The core of the problem is that there are a million tools that make AI better, and no ways to measure whether AI is working better.
Big companies with popular products have it. They do something between normal product analytics and chatbot evals to figure out if users are being successful in their sessions. That's the job.
But any given dev, with between 3 and 50 sessions a day? Like, I have no idea what makes the LLM better. It's all vibes.
My company has a whole stack here. Preferred harnesses, preferred models, skills, the shape of our code, everything. There's gotta be a way to measure whether this setup is working for us, at 1 / 1-million-th the scale of a Claude Code.
And the effort to produce valid benchmarks is tremendous. You are probably right and that’s very annoying. We already had flame wars over frameworks and this is way worse, your vibes vs. my vibes. Who would thought non-deterministic outputs would lead us here?
There is an answer- these tools should benchmark by cost per correct answer - not just tokens saved.
> and no ways to measure whether AI is working better.
What I do with my product is I explicity tell you to ask your agent.
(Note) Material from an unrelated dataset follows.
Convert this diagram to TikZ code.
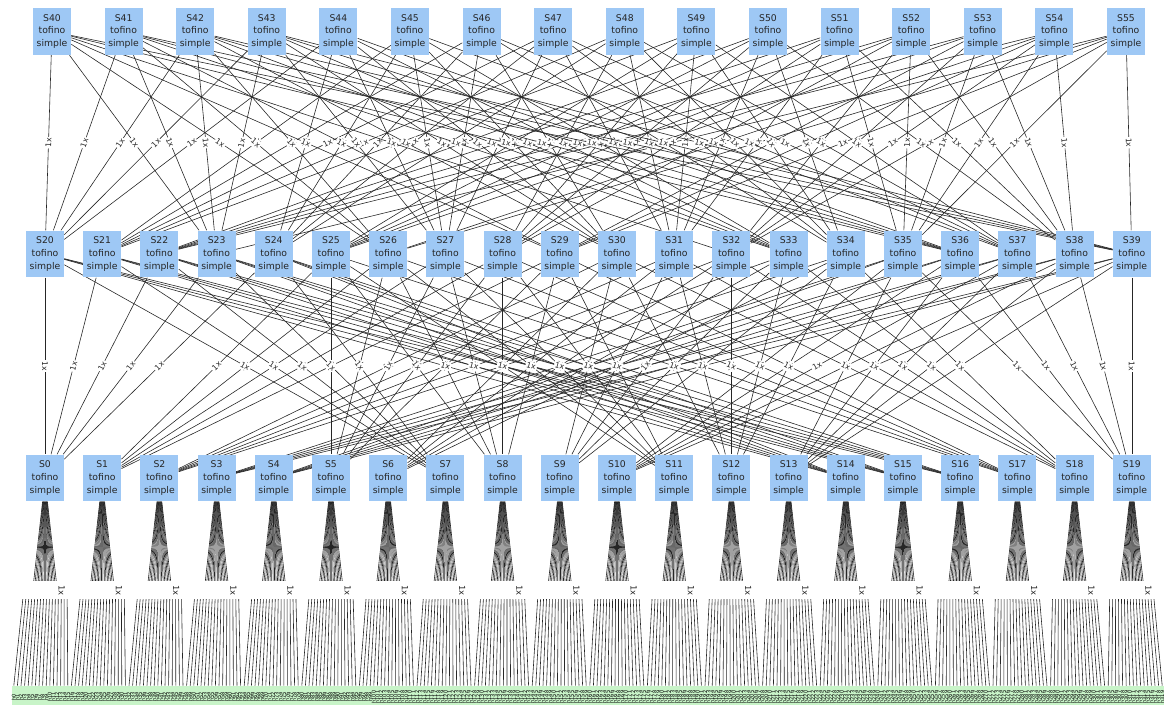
\documentclass[tikz,border=0pt]{standalone}
\usepackage{fontspec}
\setmainfont{DejaVu Sans}
\usepackage{xcolor}
\usetikzlibrary{calc}

\definecolor{swblue}{RGB}{158,200,245}
\definecolor{hostgreen}{RGB}{200,244,200}

\pgfdeclarelayer{bg}
\pgfsetlayers{bg,main}

\begin{document}
\begin{tikzpicture}[
  x=0.025cm, y=-0.025cm,
  switch/.style={fill=swblue, minimum width=0.95cm, minimum height=1.17cm, inner sep=1pt, align=center, font=\fontsize{6.6}{9}\selectfont, text=black!85},
  host/.style={fill=hostgreen, minimum width=0.09cm, minimum height=0.5cm, inner sep=0pt, font=\fontsize{3.6}{3.6}\selectfont},
  link/.style={black!85, line width=0.42pt},
  lbl/.style={fill=white, inner sep=0.7pt, font=\fontsize{5.5}{5.5}\selectfont, sloped},
  fanlbl/.style={fill=white, inner xsep=2.6pt, inner ysep=3.2pt, font=\fontsize{6}{6}\selectfont, rotate=-90}
]
\useasboundingbox (0,0) rectangle (1164,704);

% spine, aggregation and leaf switches
\foreach \k in {0,...,15} {
  \pgfmathtruncatemacro\n{40+\k}
  \node[switch] (S\n) at ({52+71.6*\k},31.5) {S\n\\tofino\\simple};
}
\foreach \j in {0,...,19} {
  \pgfmathtruncatemacro\n{20+\j}
  \node[switch] (S\n) at ({45+57.2*\j},254) {S\n\\tofino\\simple};
  \node[switch] (S\j) at ({45+57.2*\j},478) {S\j\\tofino\\simple};
}

% hosts
\foreach \h in {0,...,319}
  \node[host] (h\h) at ({13.8+3.6*\h},696) {\makebox[0pt]{\raisebox{-1.6pt}{\rotatebox{90}{\makebox[0pt]{h\h}}}}};

\begin{pgfonlayer}{bg}
% spine -- aggregation
\foreach \j in {0,...,19}
  \foreach \k in {0,...,4} {
    \pgfmathtruncatemacro\a{20+\j}
    \pgfmathtruncatemacro\s{40+mod(5*\j+\k,16)}
    \draw[link] (S\s) -- node[lbl] {1x} (S\a);
  }

% aggregation -- leaf
\foreach \i/\g in {0/0,1/1,2/2,3/3,4/3,5/1,6/2,7/0,8/1,9/2,10/3,11/1,12/2,13/3,14/0,15/0,16/0,17/1,18/2,19/3}
  \foreach \k in {0,...,4} {
    \pgfmathtruncatemacro\a{20+5*\g+\k}
    \draw[link] (S\a) -- node[lbl] {1x} (S\i);
  }

% leaf -- host fans
\foreach \i in {0,...,19}
  \foreach \m in {0,...,15} {
    \pgfmathtruncatemacro\h{16*\i+\m}
    \pgfmathsetmacro\o{3.6*(\m-7.5)}
    \draw[link] ($(S\i.south)+(0.09*\o,0)$) -- ($(S\i.south)+(0.42*\o,80)$)
      -- node[fanlbl] {1x} ($(S\i.south)+(0.82*\o,97)$) -- (h\h.north);
  }
\end{pgfonlayer}
\end{tikzpicture}
\end{document}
I have real world examples and real world repositories that you can try with:
https://gitsense.com
https://github.com/gitsense/smart-ripgrep
https://github.com/gitsense/smart-codex
Token saving on average is not what I am mostly interested in though. I am more interested in knowing that the AI doesn't load unnecessary files in context, which can affect reasoning.
You can just ask the agent after a task how many files do you think was not read by knowing the files purpose first?